Ce soir, il y a une raison supplémentaire pour se réjouir. Le beau-frère de Madeleine, un pauvre type à moitié aveugle, vient de télégraphier qu’il arrivait demain matin. Il va essayer, je pense, de l’emmener avec lui[1], mais ça nous promet encore quelques jolies scènes. En plus de cela, je crois que c’est demain qu’elle quitte (l’hôpital) Beaujon, alors il faudra courir au Vésinet pour la retrouver.

Phil, est-ce que nous inviterons souvent les « aimables cousins » de mes parents quand nous serons mariés ?

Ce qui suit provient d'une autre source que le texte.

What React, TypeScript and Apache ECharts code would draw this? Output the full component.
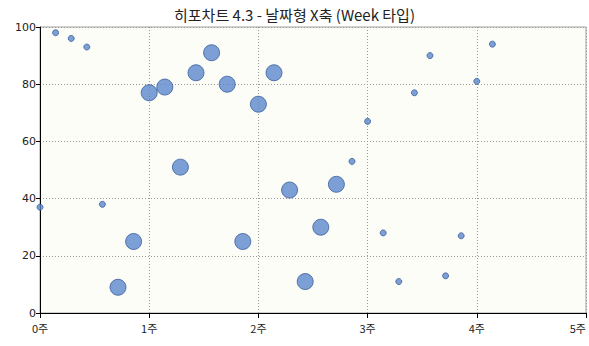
import React, { useEffect, useRef } from "react";
import * as echarts from "echarts";

const titleText = "히포차트 4.3 - 날짜형 X축 (Week 타입)";
// day index from start (7 days = 1 week)
const days = [0, 1, 2, 3, 4, 5, 6, 7, 8, 9, 10, 11, 12, 13, 14, 15, 16, 17, 18, 19, 20, 21, 22, 23, 24, 25, 26, 27, 28, 29];
const values = [37, 98, 96, 93, 38, 9, 25, 77, 79, 51, 84, 91, 80, 25, 73, 84, 43, 11, 30, 45, 53, 67, 28, 11, 77, 90, 13, 27, 81, 94];
const sizes = [1, 1, 1, 1, 1, 3, 3, 3, 3, 3, 3, 3, 3, 3, 3, 3, 3, 3, 3, 3, 1, 1, 1, 1, 1, 1, 1, 1, 1, 1];
const weekTicks = [0, 1, 2, 3, 4, 5];
const yTicks = [0, 20, 40, 60, 80, 100];

export default function App() {
  const ref = useRef<HTMLDivElement>(null);
  useEffect(() => {
    if (!ref.current) return;
    const chart = echarts.init(ref.current, null, { renderer: "svg" });
    const data = days.map((d, i) => [d, values[i], sizes[i]]);
    chart.setOption({
      animation: false,
      title: {
        text: titleText,
        left: "center",
        top: 2,
        textStyle: { fontFamily: "Noto Sans CJK KR", fontSize: 15, fontWeight: "normal", color: "#222" },
      },
      grid: {
        left: 40,
        right: 1,
        top: 27,
        bottom: 33,
        show: true,
        backgroundColor: "#fdfdf7",
        borderColor: "#a0a0a0",
        borderWidth: 1,
      },
      xAxis: {
        type: "value",
        min: 0,
        max: weekTicks[weekTicks.length - 1] * 7,
        interval: 7,
        axisLine: { show: true, onZero: false, lineStyle: { color: "#000", width: 1 } },
        axisTick: { show: true, length: 5, lineStyle: { color: "#000" } },
        axisLabel: {
          formatter: (v: number) => `${v / 7}주`,
          color: "#222",
          fontSize: 11,
          fontFamily: "Noto Sans CJK KR",
          margin: 9,
          alignMaxLabel: "right",
        },
        splitLine: { show: true, lineStyle: { color: "#999", type: [1, 2], width: 1 } },
      },
      yAxis: {
        type: "value",
        min: yTicks[0],
        max: yTicks[yTicks.length - 1],
        interval: 20,
        axisLine: { show: true, onZero: false, lineStyle: { color: "#000", width: 1 } },
        axisTick: { show: true, length: 4, lineStyle: { color: "#000" } },
        axisLabel: { color: "#222", fontSize: 11, fontFamily: "Tahoma, DejaVu Sans, sans-serif", margin: 4 },
        splitLine: { show: true, lineStyle: { color: "#999", type: [1, 2], width: 1 } },
      },
      series: [
        {
          type: "scatter",
          data,
          symbolSize: (v: number[]) => (v[2] >= 3 ? 16 : 6),
          clip: true,
          itemStyle: { color: "#5b87cc", borderColor: "#3a5e9e", borderWidth: 1 },
        },
      ],
    });
    return () => chart.dispose();
  }, []);
  return <div ref={ref} style={{ width: 589, height: 346, position: "absolute", left: 0, top: 0 }} />;
}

Je ne veux plus parler de cela. Aujourd’hui j’ai acheté des tas de choses « pour nous ». Une brosse à habits, une brosse pour les cheveux en baleine, une brosse pour le bain pour toi. Tu sais, avec un très long manche pour qu’on puisse se brosser le dos !

brosse a habits

Une corne à chaussures ! Une passoire, un bouille-lait[2] (je n’avais pas oublié) et enfin, deux amours de coquetiers, en faïence genre ancien, avec de petits paysages romantiques, et d’une forme très originale. Avec les petites soucoupes assorties. J’aurais bien voulu en acheter quatre, mais c’était un peu cher –et je n’ai plus guère d’argent pour l’instant. Il y avait aussi des petits pots à lait pareils. Mais tu verras les coquetiers, c’est adorable !

Coquetier

 

Il faut que tu arrives très vite pour voir toutes ces nouvelles choses que j’ai. La grande malle en osier est déjà pleine de linge et le bonheur du jour déborde également d’affaires à nous.

Dans deux mois, nous serons mariés. Je n’arrive pas à le croire, et, d’un autre côté, ça m’affole, parce que j’ai peur de n’avoir pas le temps pour tout préparer. J’ai mis devant moi les petits coquetiers dans leur soucoupe et je nous imagine à Toulon, en train de manger des œufs à la coque…



[1] Madeleine Esnos, alias « Minnie », cousine à la mode de Bretagne de Denise, qui a été recueillie à Clichy par Julie depuis de nombreux mois, a accumulé les frasques et il est urgent qu’elle soit reprise en charge par sa famille, constituée d’une sœur et d’un beau-frère vivant en Gironde, à St Symphorien.

[2] Appelé aussi « anti-monte-lait ».